*EXERCISE:*
Copy the data that follows, character for character, minus the pictures.

***

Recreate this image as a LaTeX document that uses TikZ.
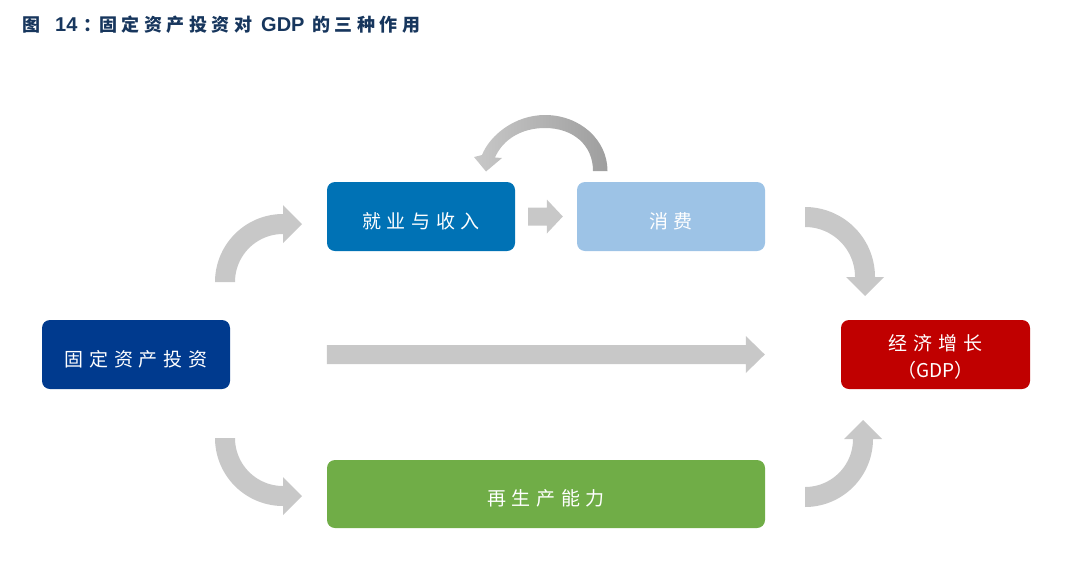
\documentclass[tikz,border=0pt]{standalone}
\usepackage{fontspec}
\newfontfamily\cjkbox{Noto Sans CJK SC}[LetterSpace=30]
\newfontfamily\cjkplain{Noto Sans CJK SC}
\newfontfamily\cjktitle{Noto Sans CJK SC}[LetterSpace=25]
\newfontfamily\latbold{Liberation Sans}
\usetikzlibrary{calc}
\definecolor{arrowgray}{HTML}{C8C8C8}
\definecolor{loopdark}{HTML}{9E9E9E}
\definecolor{looplight}{HTML}{C8C8C8}
\definecolor{invblue}{HTML}{003A8E}
\definecolor{jobblue}{HTML}{0072B5}
\definecolor{conblue}{HTML}{9DC3E6}
\definecolor{repgreen}{HTML}{70AD47}
\definecolor{gdpred}{HTML}{C00000}
\definecolor{titleblue}{HTML}{17365D}
\newcommand{\lowered}[1]{\raisebox{-4.5pt}[\height][\depth]{#1}}
% curved block arrow: cx, cy, r inner, r outer, start angle, end angle, direction (+1/-1)
\newcommand{\grayCurve}[7]{%
  \fill[arrowgray] plot[domain=#5:#6,samples=40] ({#1+#4*cos(\x)},{#2+#4*sin(\x)})
    -- ({#1+(#4+9)*cos(#6)},{#2+(#4+9)*sin(#6)})
    -- ({#1+(#3+#4)/2*cos(#6)+(#7)*19*(0-sin(#6))},{#2+(#3+#4)/2*sin(#6)+(#7)*19*cos(#6)})
    -- ({#1+(#3-9)*cos(#6)},{#2+(#3-9)*sin(#6)})
    -- plot[domain=#6:#5,samples=40] ({#1+#3*cos(\x)},{#2+#3*sin(\x)}) -- cycle;}
\begin{document}
\begin{tikzpicture}[x=1pt,y=-1pt,
  box/.style={rounded corners=8pt, minimum width=188pt, minimum height=69pt,
    inner sep=0pt, text=white,
    font=\cjkbox\fontsize{19}{27}\selectfont},
  titlecjk/.style={anchor=base west, inner sep=0pt, text=titleblue,
    font=\cjktitle\bfseries\fontsize{18}{18}\selectfont},
  titlelat/.style={anchor=base west, inner sep=0pt, text=titleblue,
    font=\latbold\bfseries\fontsize{20}{20}\selectfont}]
\useasboundingbox (0,0) rectangle (1070,576);

% title
\node[titlecjk] (t1) at (22,31) {图};
\node[titlelat] (t2) at (55,31) {14};
\node[titlecjk] (t3) at (83,31) {：};
\node[titlecjk] (t4) at (99,31) {固定资产投资对};
\node[titlelat] (t5) at (261,31) {GDP};
\node[titlecjk] (t6) at (312,31) {的三种作用};

% boxes
\node[box, fill=invblue] (inv) at (136,354.5) {\lowered{固定资产投资}};
\node[box, fill=jobblue] (job) at (421,216.5) {\lowered{就业与收入}};
\node[box, fill=conblue] (con) at (671,216.5) {\lowered{消费}};
\node[box, fill=repgreen, minimum width=438pt, minimum height=68pt] (rep) at (546,494) {\lowered{再生产能力}};
\node[box, fill=gdpred, minimum width=189pt] (gdp) at (935.5,354.5)
  {\lowered{\begin{tabular}{@{}c@{}}经济增长\\{\cjkplain （GDP）}\end{tabular}}};

% straight arrow inv -> gdp
\coordinate (s1) at (job.west |- inv.east);
\coordinate (e1) at ([xshift=-76pt]gdp.west);
\fill[arrowgray] ($(s1)+(0,-9.5)$) -- ($(e1)+(-19,-9.5)$) -- ($(e1)+(-19,-18.5)$)
  -- (e1) -- ($(e1)+(-19,18.5)$) -- ($(e1)+(-19,9.5)$) -- ($(s1)+(0,9.5)$) -- cycle;

% small arrow job -> con
\coordinate (s2) at ([xshift=13pt]job.east);
\coordinate (e2) at ([xshift=-14pt]con.west);
\fill[arrowgray] ($(s2)+(0,-9)$) -- ($(e2)+(-16,-9)$) -- ($(e2)+(-16,-17)$)
  -- (e2) -- ($(e2)+(-16,17)$) -- ($(e2)+(-16,9)$) -- ($(s2)+(0,9)$) -- cycle;

% curved arrows
\grayCurve{283}{282}{48}{68}{180}{270}{1}   % inv -> job
\grayCurve{283}{438}{48}{68}{180}{90}{-1}   % inv -> rep
\grayCurve{805}{277}{50}{70}{270}{360}{1}   % con -> gdp
\grayCurve{805}{439}{48}{68}{90}{0}{-1}     % rep -> gdp

% loop arrow con -> job
\shade[left color=looplight, middle color=looplight!60!loopdark, right color=loopdark]
  (607.5,171) .. controls (607.5,140) and (580,115) .. (545,115)
  .. controls (515,115) and (490,135) .. (482,155)
  -- (474,157) -- (486,171.5) -- (502,158) -- (495,157.5)
  .. controls (503,139) and (522,128) .. (545,128)
  .. controls (573,128) and (593,145) .. (593,171) -- cycle;
\end{tikzpicture}
\end{document}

***

*REPLY TO THE TASK:*
Recreate this image as a LaTeX document that uses TikZ.
\documentclass[tikz,border=0pt]{standalone}
\usepackage{fontspec}
\newfontfamily\cjkbox{Noto Sans CJK SC}[LetterSpace=30]
\newfontfamily\cjkplain{Noto Sans CJK SC}
\newfontfamily\cjktitle{Noto Sans CJK SC}[LetterSpace=25]
\newfontfamily\latbold{Liberation Sans}
\usetikzlibrary{calc}
\definecolor{arrowgray}{HTML}{C8C8C8}
\definecolor{loopdark}{HTML}{9E9E9E}
\definecolor{looplight}{HTML}{C8C8C8}
\definecolor{invblue}{HTML}{003A8E}
\definecolor{jobblue}{HTML}{0072B5}
\definecolor{conblue}{HTML}{9DC3E6}
\definecolor{repgreen}{HTML}{70AD47}
\definecolor{gdpred}{HTML}{C00000}
\definecolor{titleblue}{HTML}{17365D}
\newcommand{\lowered}[1]{\raisebox{-4.5pt}[\height][\depth]{#1}}
% curved block arrow: cx, cy, r inner, r outer, start angle, end angle, direction (+1/-1)
\newcommand{\grayCurve}[7]{%
  \fill[arrowgray] plot[domain=#5:#6,samples=40] ({#1+#4*cos(\x)},{#2+#4*sin(\x)})
    -- ({#1+(#4+9)*cos(#6)},{#2+(#4+9)*sin(#6)})
    -- ({#1+(#3+#4)/2*cos(#6)+(#7)*19*(0-sin(#6))},{#2+(#3+#4)/2*sin(#6)+(#7)*19*cos(#6)})
    -- ({#1+(#3-9)*cos(#6)},{#2+(#3-9)*sin(#6)})
    -- plot[domain=#6:#5,samples=40] ({#1+#3*cos(\x)},{#2+#3*sin(\x)}) -- cycle;}
\begin{document}
\begin{tikzpicture}[x=1pt,y=-1pt,
  box/.style={rounded corners=8pt, minimum width=188pt, minimum height=69pt,
    inner sep=0pt, text=white,
    font=\cjkbox\fontsize{19}{27}\selectfont},
  titlecjk/.style={anchor=base west, inner sep=0pt, text=titleblue,
    font=\cjktitle\bfseries\fontsize{18}{18}\selectfont},
  titlelat/.style={anchor=base west, inner sep=0pt, text=titleblue,
    font=\latbold\bfseries\fontsize{20}{20}\selectfont}]
\useasboundingbox (0,0) rectangle (1070,576);

% title
\node[titlecjk] (t1) at (22,31) {图};
\node[titlelat] (t2) at (55,31) {14};
\node[titlecjk] (t3) at (83,31) {：};
\node[titlecjk] (t4) at (99,31) {固定资产投资对};
\node[titlelat] (t5) at (261,31) {GDP};
\node[titlecjk] (t6) at (312,31) {的三种作用};

% boxes
\node[box, fill=invblue] (inv) at (136,354.5) {\lowered{固定资产投资}};
\node[box, fill=jobblue] (job) at (421,216.5) {\lowered{就业与收入}};
\node[box, fill=conblue] (con) at (671,216.5) {\lowered{消费}};
\node[box, fill=repgreen, minimum width=438pt, minimum height=68pt] (rep) at (546,494) {\lowered{再生产能力}};
\node[box, fill=gdpred, minimum width=189pt] (gdp) at (935.5,354.5)
  {\lowered{\begin{tabular}{@{}c@{}}经济增长\\{\cjkplain （GDP）}\end{tabular}}};

% straight arrow inv -> gdp
\coordinate (s1) at (job.west |- inv.east);
\coordinate (e1) at ([xshift=-76pt]gdp.west);
\fill[arrowgray] ($(s1)+(0,-9.5)$) -- ($(e1)+(-19,-9.5)$) -- ($(e1)+(-19,-18.5)$)
  -- (e1) -- ($(e1)+(-19,18.5)$) -- ($(e1)+(-19,9.5)$) -- ($(s1)+(0,9.5)$) -- cycle;

% small arrow job -> con
\coordinate (s2) at ([xshift=13pt]job.east);
\coordinate (e2) at ([xshift=-14pt]con.west);
\fill[arrowgray] ($(s2)+(0,-9)$) -- ($(e2)+(-16,-9)$) -- ($(e2)+(-16,-17)$)
  -- (e2) -- ($(e2)+(-16,17)$) -- ($(e2)+(-16,9)$) -- ($(s2)+(0,9)$) -- cycle;

% curved arrows
\grayCurve{283}{282}{48}{68}{180}{270}{1}   % inv -> job
\grayCurve{283}{438}{48}{68}{180}{90}{-1}   % inv -> rep
\grayCurve{805}{277}{50}{70}{270}{360}{1}   % con -> gdp
\grayCurve{805}{439}{48}{68}{90}{0}{-1}     % rep -> gdp

% loop arrow con -> job
\shade[left color=looplight, middle color=looplight!60!loopdark, right color=loopdark]
  (607.5,171) .. controls (607.5,140) and (580,115) .. (545,115)
  .. controls (515,115) and (490,135) .. (482,155)
  -- (474,157) -- (486,171.5) -- (502,158) -- (495,157.5)
  .. controls (503,139) and (522,128) .. (545,128)
  .. controls (573,128) and (593,145) .. (593,171) -- cycle;
\end{tikzpicture}
\end{document}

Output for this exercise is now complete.